Today the Parliament will discuss a proposal to make several changes to the 2018 budget, which includes lowering the budget reserved for the creation and functioning of the new justice institutions, such as the High Prosecutorial Council (KLP) and High Judicial Council (KLGj).
According to the proposal, tabled by the Council of Ministers, the allocated budget for the new justice institutions will be lowered from 1 billion lekë (€7.9 million) to 800 million lekë (€6.3 million), a reduction of 20%. The effect of this budget cut, or the reasoning behind it, appears to be lacking from the documentation of the government’s proposal.
It is not the first time that the Rama government uses the state budget to undermine the success of the justice reform, or at least slow down its progress. In September 2017, the Socialist majority approved slashing 40% of the vetting employees, even before the vetting had started. As a result, the vetting procedure has experienced serious delays, which in turn has created a full-blown constitutional crisis.
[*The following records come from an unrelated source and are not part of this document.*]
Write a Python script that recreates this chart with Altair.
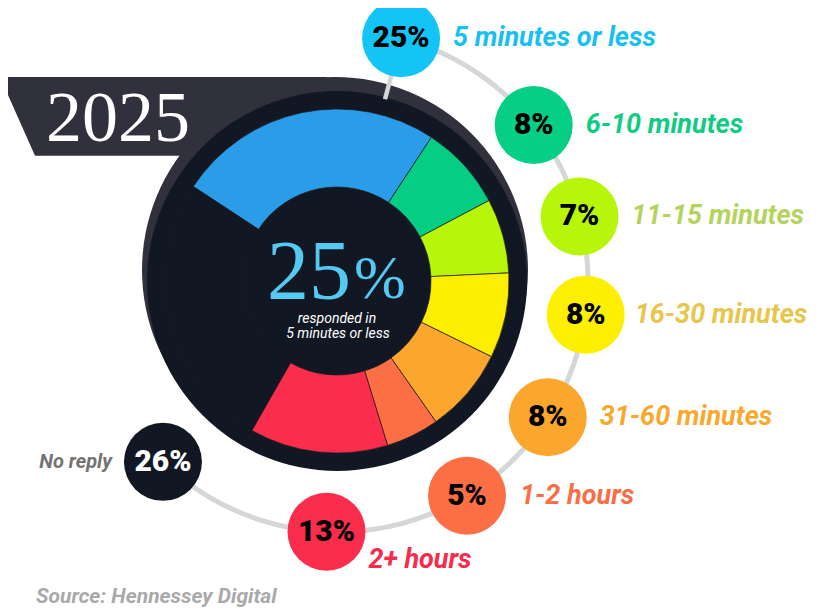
import math
import altair as alt
import pandas as pd

# ---------------- data ----------------
CATEGORIES = ["5 minutes or less", "6-10 minutes", "11-15 minutes", "16-30 minutes",
              "31-60 minutes", "1-2 hours", "2+ hours", "No reply"]
SHARES = [25, 8, 7, 8, 8, 5, 13, 26]
YEAR = "2025"
CENTER_NOTE = "responded in"
SOURCE = "Source: Hennessey Digital"

# ---------------- styles ----------------
SLICE_COLORS = ["#2b9de8", "#05cd84", "#b7f60b", "#fcee00", "#fba72d", "#fc6f45", "#fb2d4d", "#111824"]
BUBBLE_COLORS = ["#12c5f6", "#05cf84", "#b7f60b", "#fcf000", "#fba72d", "#fc6f45", "#fb2d4d", "#111824"]
LABEL_COLORS = ["#17c0f2", "#10cb83", "#b3d45c", "#e8c64b", "#f9a82e", "#f96e45", "#f52c4d", "#737373"]
BUBBLE_TEXT_COLORS = ["#000000"] * 7 + ["#ffffff"]
DARK = "#111824"
SHADOW = "#30313c"
TRACK = "#d4d6d8"

# ---------------- layout ----------------
LABEL_ANGLE_DEG = [14.8, 51.6, 75.1, 97.7, 122.9, 148.8, 182.4, 223.9]
LABEL_DX = [52, 52, 52, 49, 52, 53, 42, -51]
LABEL_DY = [0, 0, 0, 0, 0, 0, 28, 0]
R_LABEL = 251
R_BUBBLE = 39
START = math.radians(-56.7)

df = pd.DataFrame({
    "idx": list(range(len(CATEGORIES))),
    "category": CATEGORIES,
    "share": SHARES,
    "angle": LABEL_ANGLE_DEG,
    "ldx": LABEL_DX,
    "ldy": LABEL_DY,
})

XS = alt.Scale(domain=[-329, 473], nice=False, zero=False)
YS = alt.Scale(domain=[-327, 273], nice=False, zero=False)


def X(f):
    return alt.X(f, type="quantitative", scale=XS, axis=None)


def Y(f):
    return alt.Y(f, type="quantitative", scale=YS, axis=None)


def XD(v):
    return alt.XDatum(v, type="quantitative", scale=XS, axis=None)


def YD(v):
    return alt.YDatum(v, type="quantitative", scale=YS, axis=None)


one = alt.Chart(pd.DataFrame({"k": [0]}))

# banner behind the circle
banner_df = pd.DataFrame({"by": [204, 125.3], "bl": [-337, -302], "br": [-10, -10]})
banner = alt.Chart(banner_df).mark_area(orient="horizontal", color=SHADOW, clip=True).encode(
    y=Y("by"), x=X("bl"), x2=alt.X2("br"))

year = one.mark_text(font="Liberation Serif", fontSize=72, color="white", align="center",
                     baseline="alphabetic").encode(x=XD(-219), y=YD(140), text=alt.value(YEAR))

shadow = one.mark_arc(radius=193, theta=0, theta2=2 * math.pi, color=SHADOW).encode(x=XD(-2), y=YD(11))
disc = one.mark_arc(radius=190, theta=0, theta2=2 * math.pi, color=DARK).encode(x=XD(0), y=YD(0))

slices = alt.Chart(df).mark_arc(radius=172, radius2=94, stroke="#1b1b1b", strokeWidth=0.7).encode(
    x=XD(0), y=YD(0),
    theta=alt.Theta("share:Q", stack=True, scale=alt.Scale(range=[START, START + 2 * math.pi])),
    order=alt.Order("idx:Q", sort="ascending"),
    color=alt.Color("category:N", scale=alt.Scale(domain=CATEGORIES, range=SLICE_COLORS), legend=None),
)

first = alt.Chart(df).transform_filter("datum.idx == 0")
big_num = first.mark_text(font="Liberation Serif", fontSize=84, color="#54c9f2", align="right",
                          baseline="alphabetic").encode(x=XD(14), y=YD(-18), text=alt.Text("share:Q"))
big_pct = first.mark_text(font="Liberation Serif", fontSize=62, color="#54c9f2", align="left",
                          baseline="alphabetic").encode(x=XD(17), y=YD(-17), text=alt.value("%"))
note1 = one.mark_text(font="Roboto", fontStyle="italic", fontSize=14, color="white", align="center",
                      baseline="middle").encode(x=XD(0), y=YD(-38), text=alt.value(CENTER_NOTE))
note2 = first.mark_text(font="Roboto", fontStyle="italic", fontSize=14, color="white", align="center",
                        baseline="middle").encode(x=XD(1), y=YD(-53), text=alt.Text("category:N"))

track = one.mark_arc(radius=R_LABEL + 2.5, radius2=R_LABEL - 2.5,
                     theta=math.radians(LABEL_ANGLE_DEG[0]), theta2=math.radians(LABEL_ANGLE_DEG[-1]),
                     color=TRACK).encode(x=XD(0), y=YD(0))

bub = alt.Chart(df).transform_calculate(
    bx=f"{R_LABEL}*sin(datum.angle*PI/180)",
    by=f"{R_LABEL}*cos(datum.angle*PI/180)",
    ptxt="datum.share + '%'",
)

connector = bub.transform_filter("datum.idx == 0").transform_calculate(
    cx1="188*sin(datum.angle*PI/180)", cy1="188*cos(datum.angle*PI/180)",
    cx2="214*sin(datum.angle*PI/180)", cy2="214*cos(datum.angle*PI/180)",
).mark_rule(color=TRACK, strokeWidth=4.5).encode(x=X("cx1"), y=Y("cy1"), x2=alt.X2("cx2"), y2=alt.Y2("cy2"))

# Vega circle symbol: radius = sqrt(size) / 2
bubbles = bub.mark_circle(size=(2 * R_BUBBLE) ** 2, opacity=1).encode(
    x=X("bx"), y=Y("by"),
    color=alt.Color("category:N", scale=alt.Scale(domain=CATEGORIES, range=BUBBLE_COLORS), legend=None),
)

bubble_text = bub.mark_text(font="Roboto", fontWeight=900, fontSize=30, align="center",
                            baseline="middle").encode(
    x=X("bx"), y=Y("by"), text=alt.Text("ptxt:N"),
    color=alt.Color("category:N", scale=alt.Scale(domain=CATEGORIES, range=BUBBLE_TEXT_COLORS), legend=None),
)

lab = bub.transform_calculate(lx="datum.bx + datum.ldx", ly="datum.by - datum.ldy")
lab_color = alt.Color("category:N", scale=alt.Scale(domain=CATEGORIES, range=LABEL_COLORS), legend=None)
labels_right = lab.transform_filter("datum.ldx > 0").mark_text(
    font="Roboto", fontWeight="bold", fontStyle="italic", fontSize=27, align="left", baseline="middle"
).encode(x=X("lx"), y=Y("ly"), text=alt.Text("category:N"), color=lab_color)
labels_left = lab.transform_filter("datum.ldx < 0").mark_text(
    font="Roboto", fontWeight="bold", fontStyle="italic", fontSize=20, align="right", baseline="middle"
).encode(x=X("lx"), y=Y("ly"), text=alt.Text("category:N"), color=lab_color)

source = one.mark_text(font="Roboto", fontWeight="bold", fontStyle="italic", fontSize=21,
                       color="#a9a9a9", align="left", baseline="middle").encode(
    x=alt.value(28), y=alt.value(589), text=alt.value(SOURCE))

chart = alt.layer(
    banner, year, shadow, disc, slices, big_num, big_pct, note1, note2,
    track, connector, bubbles, bubble_text, labels_right, labels_left, source,
).resolve_scale(color="independent").properties(
    width=802, height=600, autosize=alt.AutoSizeParams(type="none"), padding=0,
).configure(background="white", view=alt.ViewConfig(stroke=None))

chart.save("out.html", embed_options={"renderer": "svg", "actions": False})
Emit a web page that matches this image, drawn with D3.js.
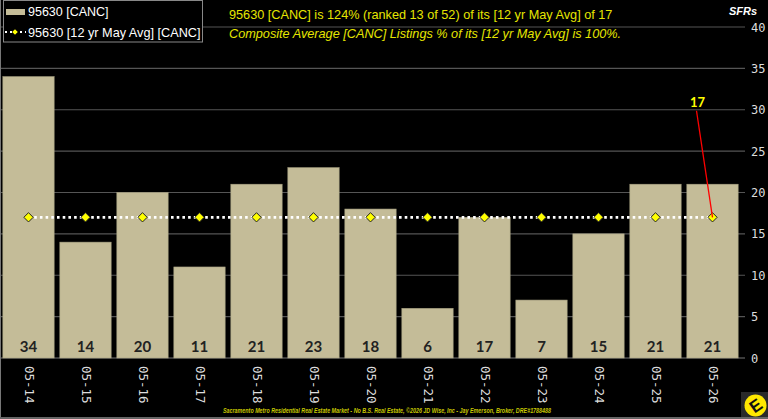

However, a budget cut of of €1.6 million appears to be little compared to the eventual public cost of the “reformed” Albanian justice system. Starting in 2019, the costs of the salaries for judges and prosecutors are expected to double from 1.9 billion lekë per year (~€13.6 million) to eventually 4.5 billion lekë per year (~€35 million) at the end of the vetting. The entire cost of upholding the post-vetting judiciary system will be about 19 billion lekë (~€140 million), or 1.4% of the GDP. The EU average for the costs of the judicial system is exactly half, 0.7% of GDP.